* _Entries provided_:
--- --- ---

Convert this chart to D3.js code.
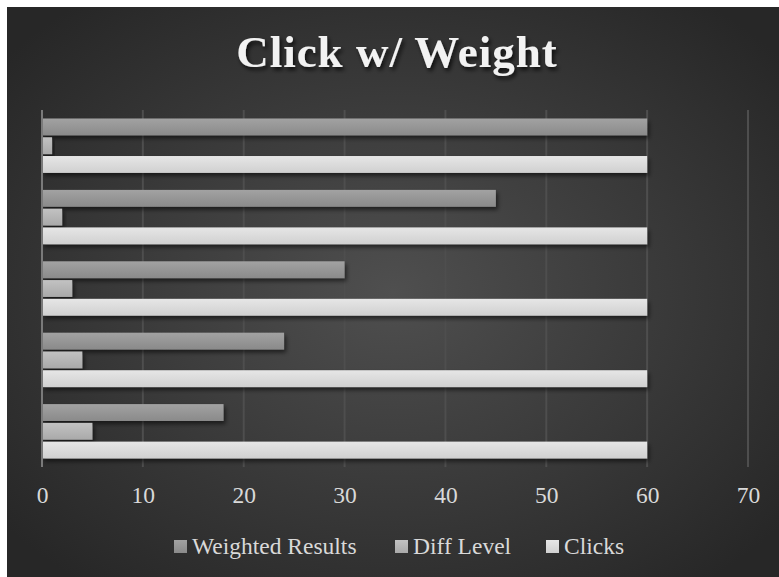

--- --- ---

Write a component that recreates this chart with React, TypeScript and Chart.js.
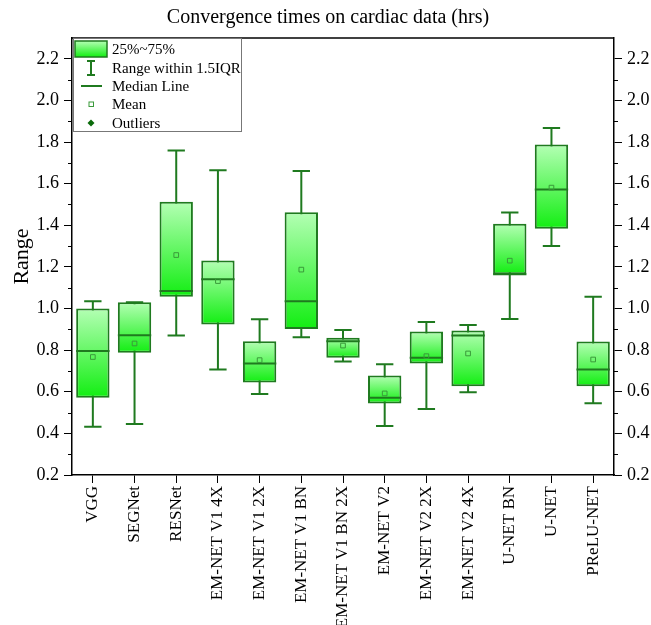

--- --- ---

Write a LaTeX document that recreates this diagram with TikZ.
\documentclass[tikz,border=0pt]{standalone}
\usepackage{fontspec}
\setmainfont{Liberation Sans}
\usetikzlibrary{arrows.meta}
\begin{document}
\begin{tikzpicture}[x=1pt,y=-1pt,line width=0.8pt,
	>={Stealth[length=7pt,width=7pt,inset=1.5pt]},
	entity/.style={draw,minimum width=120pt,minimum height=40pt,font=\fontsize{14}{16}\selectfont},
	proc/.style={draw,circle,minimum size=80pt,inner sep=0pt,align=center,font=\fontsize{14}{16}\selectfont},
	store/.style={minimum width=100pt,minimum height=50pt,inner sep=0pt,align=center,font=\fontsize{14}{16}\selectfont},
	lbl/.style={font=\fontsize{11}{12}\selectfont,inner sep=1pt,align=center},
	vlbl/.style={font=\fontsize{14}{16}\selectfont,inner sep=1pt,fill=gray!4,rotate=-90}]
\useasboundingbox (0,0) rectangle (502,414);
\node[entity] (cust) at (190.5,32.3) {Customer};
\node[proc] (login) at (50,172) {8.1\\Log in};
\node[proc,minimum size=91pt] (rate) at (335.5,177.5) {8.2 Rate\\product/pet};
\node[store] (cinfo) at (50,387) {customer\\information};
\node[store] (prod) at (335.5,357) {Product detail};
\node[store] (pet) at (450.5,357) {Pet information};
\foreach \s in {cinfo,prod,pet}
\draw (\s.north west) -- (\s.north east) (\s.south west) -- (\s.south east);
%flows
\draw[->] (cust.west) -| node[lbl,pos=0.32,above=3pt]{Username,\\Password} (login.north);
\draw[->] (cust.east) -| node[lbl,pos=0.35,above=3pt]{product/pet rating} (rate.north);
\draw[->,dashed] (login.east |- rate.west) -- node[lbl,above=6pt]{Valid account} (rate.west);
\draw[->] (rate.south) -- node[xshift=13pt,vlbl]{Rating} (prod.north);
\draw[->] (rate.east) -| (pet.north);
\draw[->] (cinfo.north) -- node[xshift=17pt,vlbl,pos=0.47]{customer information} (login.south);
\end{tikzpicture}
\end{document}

--- --- ---

* _Task details_: Copy every line of the listing containing the string "with".

* _Reply_:
Write a component that recreates this chart with React, TypeScript and Chart.js.
Write a LaTeX document that recreates this diagram with TikZ.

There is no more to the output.